With Thief on the Left, Washington, D.C.–based musician and veteran John Gossart unveils a deeply personal, unguarded body of work that blurs the line between confessional songwriting and cathartic storytelling. Known previously as the frontman of Stone Driver, winners of City Paper’s Best DC Original Band in 2019, Gossart’s debut solo project strips away the grit of his rock roots to reveal something far more introspective. The result is a record that feels lived-in, emotionally scarred, and hauntingly human.
Rather than relying on flashy production or radio polish, Gossart builds his world through atmosphere and authenticity. Recorded at Sound Cellar Studios in New York and produced by Billy Ryan of RyanBros Music, the album embraces its imperfections, the occasional echo on the vocals, the raw textures of the guitars, as extensions of its emotional truth. These elements give Thief on the Left an unfiltered, almost documentary feel, as though each song were captured in the moment it was first confessed.
Throughout the album, Gossart explores the uneasy terrain of memory, trauma, and redemption. His experiences as a veteran and father infuse the record with a sense of gravity that never feels forced or performative. Instead, he writes like someone reckoning with his past in real time, searching for grace in the ruins. The album’s title, a reference to Gestas, the impenitent thief crucified beside Jesus, hints at the central tension of the project: between guilt and forgiveness, defiance and surrender, sin and understanding.
Musically, Thief on the Left traverses an impressive emotional range. The folk and Americana foundations are sturdy, anchored by fingerpicked guitars, steady percussion, and occasional harmonica, but Gossart often blurs genre lines. Some tracks shimmer with an 80s-inspired pulse; others carry the grit of 70s classic rock or the meditative hush of modern alt-folk. These stylistic shifts never feel disjointed; rather, they mirror the complexity of the themes he’s exploring. Each sonic turn feels deliberate, reflecting the shifting moods of introspection, anger, regret, and fleeting hope.

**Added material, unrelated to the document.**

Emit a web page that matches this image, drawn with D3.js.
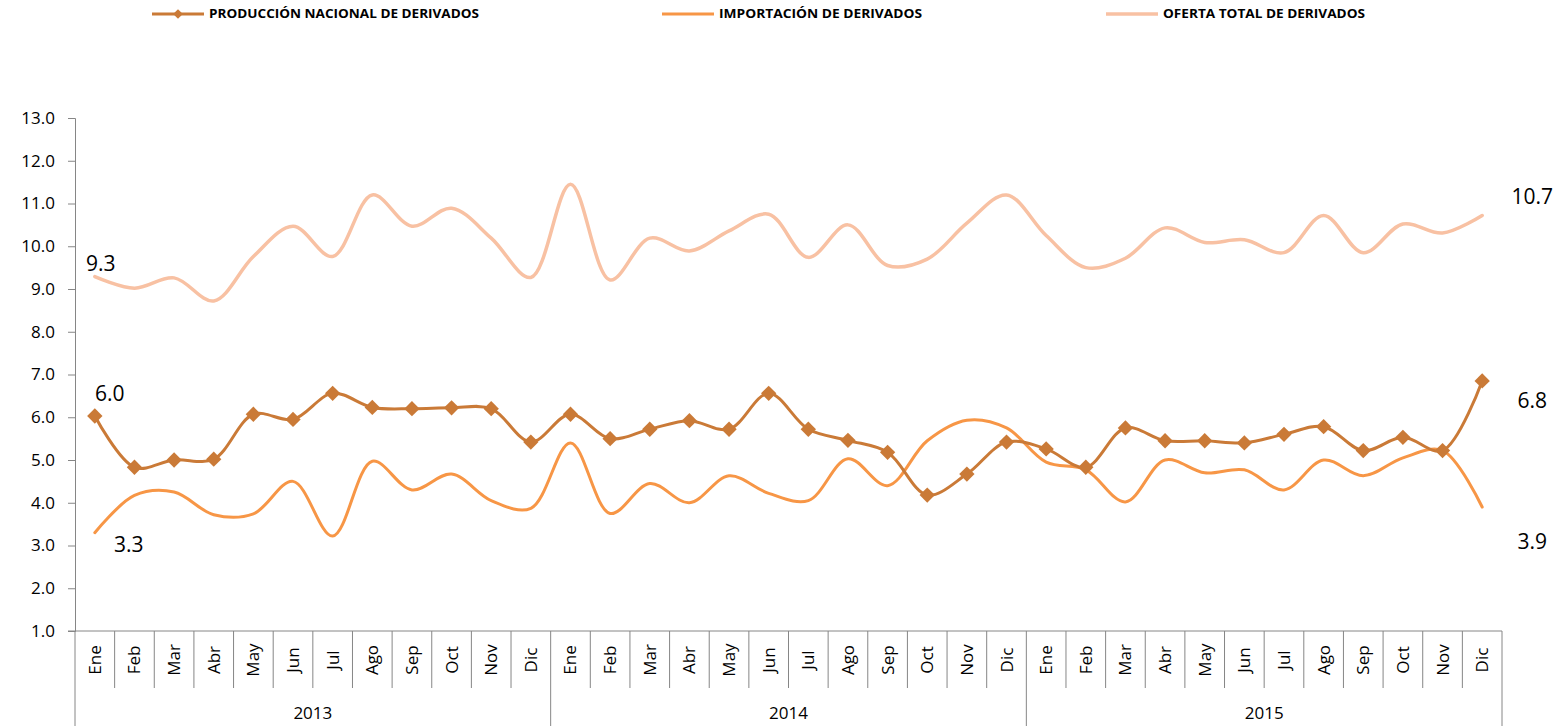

One of Gossart’s great strengths lies in his lyricism. His writing is unpretentious yet poetic, rich in self-awareness and detail. His words carry the weary cadence of lived experience, fragments of confession, apology, and reflection stitched together by careful phrasing. There’s a recurring sense of someone looking backwards, not to romanticise the past but to confront it head-on. That honesty, even when uncomfortable, gives the album its resonance.
The production often highlights Gossart’s voice in its rawest form, sometimes weathered, sometimes fragile, but always sincere. While the occasional echo or uneven mix might suggest a rough edge, these imperfections lend the songs a sense of proximity, as if the listener were sitting just a few feet away. This intimacy is where Thief on the Left thrives: it’s not meant to impress from a distance but to connect up close.
As a full statement, Thief on the Left feels like both a reckoning and a release. It’s a record born from lived experience, from war zones to quiet living rooms, and it carries that weight in every note. Gossart doesn’t offer easy answers or neat resolutions; instead, he presents a portrait of survival and self-awareness that’s as vulnerable as it is courageous.
In an era saturated with overproduced sincerity, Thief on the Left stands out precisely because it doesn’t hide its scars. It’s raw, reflective, and deeply human, an album that invites listeners to sit with their own imperfections and find beauty in the unpolished truth. For fans of Gregory Alan Isakov, Jason Isbell, or Noah Gundersen, John Gossart’s debut marks the arrival of a compelling new voice in the alternative-folk landscape, one that lingers long after the last chord fades.
SCORE / Good – Gossart doesn’t just tell stories; he opens wounds and lets the listener see what’s underneath. It’s a brave, beautifully unvarnished collection that cements him as a songwriter unafraid to face the darker corners of himself, and to turn them into something deeply, powerfully human. However, it does also have its own faults. Give it a listen!